• [INSTRUCTIONS FOR THE TASK]: Take each line containing the word "matplotlib" and copy it.

-- start of TASK DATA --

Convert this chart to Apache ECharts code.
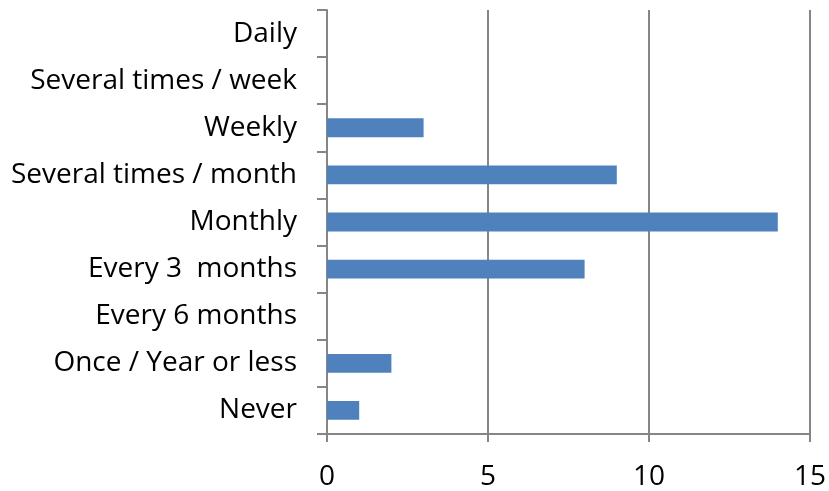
<!DOCTYPE html>
<html><head><meta charset="utf-8">
<script src="https://cdn.jsdelivr.net/npm/echarts@6/dist/echarts.min.js"></script>
<style>html,body{margin:0;padding:0;background:#fff}#c{width:829px;height:491px}</style>
</head><body><div id="c"></div>
<script>
const categories = ["Daily","Several times / week","Weekly","Several times / month","Monthly","Every 3  months","Every 6 months","Once / Year or less","Never"];
const values = [0,0,3,9,14,8,0,2,1];
const xTicks = [0,5,10,15];

const chart = echarts.init(document.getElementById('c'));
const font = "'Open Sans', sans-serif";
chart.setOption({
  animation:false,
  grid:{left:327,right:18,top:10,bottom:56,containLabel:false},
  xAxis:{type:'value',min:xTicks[0],max:xTicks[xTicks.length-1],interval:5,
    axisLine:{show:true,lineStyle:{color:'#868686',width:2}},
    axisTick:{show:true,length:8,lineStyle:{color:'#868686',width:2}},
    splitLine:{show:true,lineStyle:{color:'#868686',width:2}},
    axisLabel:{fontFamily:font,fontSize:28,color:'#000',margin:29}},
  yAxis:{type:'category',inverse:true,data:categories,
    axisLine:{show:true,lineStyle:{color:'#868686',width:2}},
    axisTick:{show:true,length:10,lineStyle:{color:'#868686',width:2}},
    axisLabel:{fontFamily:font,fontSize:28,color:'#000',margin:30,padding:[4,0,0,0]}},
  series:[{type:'bar',data:values,barWidth:'40%',itemStyle:{color:'#4F81BD'}}]
});
</script></body></html>
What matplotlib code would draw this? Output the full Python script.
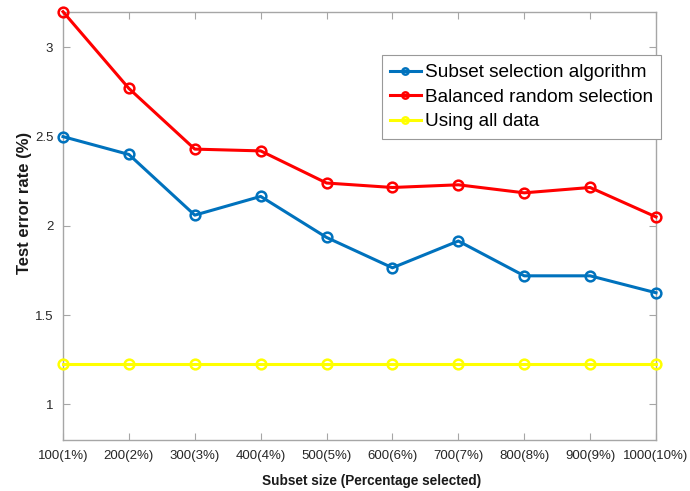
import matplotlib
matplotlib.use("Agg")
import matplotlib.pyplot as plt

plt.rcParams["font.family"] = ["Liberation Sans", "DejaVu Sans"]

# data
subset_labels = ["100(1%)", "200(2%)", "300(3%)", "400(4%)", "500(5%)",
                 "600(6%)", "700(7%)", "800(8%)", "900(9%)", "1000(10%)"]
subset_selection = [2.50, 2.40, 2.06, 2.165, 1.935, 1.765, 1.915, 1.72, 1.72, 1.625]
balanced_random = [3.20, 2.77, 2.43, 2.42, 2.24, 2.215, 2.23, 2.185, 2.215, 2.05]
all_data = [1.228] * 10

x = list(range(1, len(subset_labels) + 1))

fig = plt.figure(figsize=(6.9, 4.91), dpi=100)
ax = fig.add_axes([63 / 690, 1 - 440 / 491, (656 - 63) / 690, (440 - 11.7) / 491])

style = dict(linewidth=2.2, marker="o", markersize=7, markerfacecolor="none",
             markeredgewidth=1.8, clip_on=False, zorder=3)
ax.plot(x, subset_selection, color="#0072BD", label="Subset selection algorithm", **style)
ax.plot(x, balanced_random, color="#FF0000", label="Balanced random selection", **style)
ax.plot(x, all_data, color="#FFFF00", label="Using all data", **style)

ax.set_xlim(1, 10)
ax.set_ylim(0.8, 3.2)
ax.set_xticks(x)
ax.set_xticklabels(subset_labels)
ax.set_yticks([1, 1.5, 2, 2.5, 3])
ax.set_yticklabels(["1", "1.5", "2", "2.5", "3"])

for s in ax.spines.values():
    s.set_color("#a6a6a6")
    s.set_linewidth(1.0)
ax.tick_params(direction="in", length=5, width=0.8, color="#a6a6a6",
               labelcolor="#262626", labelsize=9.5, top=True, right=True, pad=7)

ax.set_xlabel("Subset size (Percentage selected)", fontsize=9.8, fontweight="bold",
              color="#1a1a1a")
ax.set_ylabel("Test error rate (%)", fontsize=12, fontweight="bold",
              color="#1a1a1a")
ax.xaxis.set_label_coords(0.521, -0.080)
ax.yaxis.set_label_coords(-0.053, 0.553)

leg = ax.legend(loc="upper left", bbox_to_anchor=(381.7 / 690, 1 - 55.3 / 491),
                bbox_transform=fig.transFigure, borderaxespad=0, fancybox=False,
                framealpha=1, edgecolor="#999999", fontsize=13.7, handlelength=1.6,
                handletextpad=0.2, borderpad=0.45, labelspacing=0.38, markerscale=0.65)
leg.get_frame().set_linewidth(0.8)
for line in leg.get_lines():
    line.set_linewidth(2.2)

fig.savefig("out.png", dpi=100)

-- end of TASK DATA --

• [CORRECT ANSWER]:
What matplotlib code would draw this? Output the full Python script.
import matplotlib
matplotlib.use("Agg")
import matplotlib.pyplot as plt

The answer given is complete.